Adicionalmente la Argentina se encuentra en un virtual default, que de no resolverse en las próximas semanas agravaría aun más el escenario económico. Sus consecuencias pueden ser gravísimas, no sólo porque el crédito al erario Nacional desaparezca, de hecho ya no existe, sino porque haría imposible la financiación internacional al único motor potencial de una recuperación económica, que son las empresas privadas.
No queda claro, en este aspecto, cual es el beneficio de la estrategia del Gobierno quien a partir de una propuesta original planteada hace ya largo tiempo en condiciones de “Tomelo o déjelo” -notoriamente inaceptable por los acreedores-, prolonga la concreción de un acuerdo que perjudica la posición argentina.

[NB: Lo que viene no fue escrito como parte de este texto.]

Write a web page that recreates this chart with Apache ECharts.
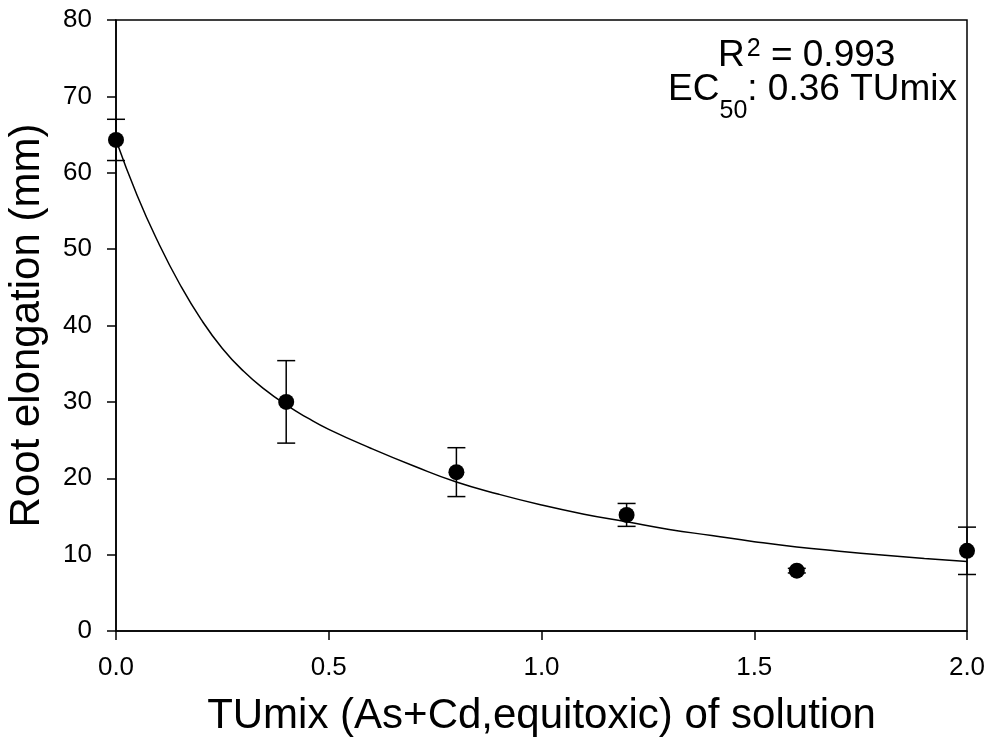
<!DOCTYPE html>
<html>
<head>
<meta charset="utf-8">
<script src="https://cdn.jsdelivr.net/npm/echarts@6/dist/echarts.min.js"></script>
<style>
  html, body { margin: 0; padding: 0; background: #fff; }
  #chart { width: 994px; height: 738px; }
</style>
</head>
<body>
<div id="chart"></div>
<script>
// measured points (mean +/- error)
var tuMix = [0, 0.4, 0.8, 1.2, 1.6, 2.0];
var rootMean = [64.3, 30.0, 20.8, 15.2, 7.9, 10.5];
var rootErr = [2.7, 5.4, 3.2, 1.5, 0.3, 3.1];

// fitted curve
var fitX = [0, 0.05, 0.1, 0.15, 0.2, 0.25, 0.3, 0.35, 0.4, 0.45, 0.5, 0.6, 0.7, 0.8, 0.9, 1.0, 1.1, 1.2, 1.3, 1.4, 1.5, 1.6, 1.7, 1.8, 1.9, 2.0];
var fitY = [64.3, 57.0, 50.8, 45.4, 40.8, 37.0, 34.0, 31.6, 29.6, 27.9, 26.4, 23.9, 21.6, 19.5, 17.9, 16.5, 15.3, 14.3, 13.3, 12.5, 11.7, 11.0, 10.45, 9.95, 9.5, 9.1];

var xTicks = [0, 0.5, 1.0, 1.5, 2.0];
var yTicks = [0, 10, 20, 30, 40, 50, 60, 70, 80];

var font = "'Liberation Sans', Arial, sans-serif";

var pts = tuMix.map(function (x, i) { return [x, rootMean[i]]; });
var bars = tuMix.map(function (x, i) { return [x, rootMean[i] - rootErr[i], rootMean[i] + rootErr[i]]; });
var fit = fitX.map(function (x, i) { return [x, fitY[i]]; });

var chart = echarts.init(document.getElementById('chart'));
chart.setOption({
  backgroundColor: '#fff',
  animation: false,
  grid: {
    left: 116, right: 27, top: 20, bottom: 107,
    outerBoundsMode: 'none', containLabel: false,
    show: true, borderColor: '#000', borderWidth: 1.5
  },
  xAxis: {
    type: 'value',
    min: xTicks[0], max: xTicks[xTicks.length - 1], interval: 0.5,
    name: 'TUmix (As+Cd,equitoxic) of solution',
    nameLocation: 'middle', nameGap: 64,
    nameTextStyle: { fontFamily: font, fontSize: 42, color: '#000' },
    axisLine: { lineStyle: { color: '#000', width: 1.5 } },
    axisTick: { inside: false, length: 9, lineStyle: { color: '#000', width: 1.5 } },
    axisLabel: {
      margin: 24, fontFamily: font, fontSize: 26, color: '#000',
      formatter: function (v) { return v.toFixed(1); }
    },
    splitLine: { show: false }
  },
  yAxis: {
    type: 'value',
    min: yTicks[0], max: yTicks[yTicks.length - 1], interval: 10,
    name: 'Root elongation (mm)',
    nameLocation: 'middle', nameGap: 68,
    nameTextStyle: { fontFamily: font, fontSize: 42, color: '#000' },
    axisLine: { show: true, lineStyle: { color: '#000', width: 1.5 } },
    axisTick: { show: true, inside: false, length: 9, lineStyle: { color: '#000', width: 1.5 } },
    axisLabel: { margin: 24, fontFamily: font, fontSize: 26, color: '#000' },
    splitLine: { show: false }
  },
  graphic: [
    {
      type: 'text', x: 718, y: 74,
      style: {
        text: '{a|R}{s|2}{a| = 0.993}',
        align: 'left', verticalAlign: 'bottom',
        rich: {
          a: { fontFamily: font, fontSize: 37, lineHeight: 37, color: '#000', verticalAlign: 'bottom' },
          s: { fontFamily: font, fontSize: 25, lineHeight: 25, color: '#000', verticalAlign: 'bottom', padding: [0, 0, 12, 2] }
        }
      }
    },
    {
      type: 'text', x: 957, y: 124,
      style: {
        text: '{a|EC}{s|50}{a|: 0.36 TUmix}',
        align: 'right', verticalAlign: 'bottom',
        rich: {
          a: { fontFamily: font, fontSize: 37, lineHeight: 37, color: '#000', verticalAlign: 'bottom', padding: [0, 0, 16, 0] },
          s: { fontFamily: font, fontSize: 25, lineHeight: 25, color: '#000', verticalAlign: 'bottom' }
        }
      }
    }
  ],
  series: [
    {
      type: 'line',
      data: fit,
      smooth: true,
      symbol: 'none',
      lineStyle: { color: '#000', width: 1.5 },
      z: 2
    },
    {
      type: 'custom',
      data: bars,
      clip: false,
      z: 3,
      renderItem: function (params, api) {
        var x = api.value(0);
        var lo = api.coord([x, api.value(1)]);
        var hi = api.coord([x, api.value(2)]);
        var w = 9;
        var st = { stroke: '#000', lineWidth: 1.5 };
        return {
          type: 'group',
          children: [
            { type: 'line', shape: { x1: lo[0], y1: lo[1], x2: hi[0], y2: hi[1] }, style: st },
            { type: 'line', shape: { x1: hi[0] - w, y1: hi[1], x2: hi[0] + w, y2: hi[1] }, style: st },
            { type: 'line', shape: { x1: lo[0] - w, y1: lo[1], x2: lo[0] + w, y2: lo[1] }, style: st }
          ]
        };
      }
    },
    {
      type: 'scatter',
      data: pts,
      symbol: 'circle',
      symbolSize: 16,
      clip: false,
      itemStyle: { color: '#000', opacity: 1 },
      z: 4
    }
  ]
});
</script>
</body>
</html>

Esa actitud tiene similitud con el encare oficial respecto de la cuarentena; se partió de una rígidez que persiste con matices, fundamentalmente en el área del AMBA. El Presidente Alberto Fernandez sentenció al respecto “ Va a durar lo que deba durar”.
En un sentido opuesto, en un reciente reportaje, el reconocido historiador Niall Ferguson, sintetizaba una opinión ampliamente compartida al respecto, tanto en el orden local como en el mundo: “Los cierres totales son una muy mala idea. Están destruyendo las economías. Y de todos los países, el que menos puede tolerar un crecimiento negativo es la Argentina Es una estrategia inviable y no están claros sus beneficios. … la Argentina ahonda el pozo en que se encuentra”. (1)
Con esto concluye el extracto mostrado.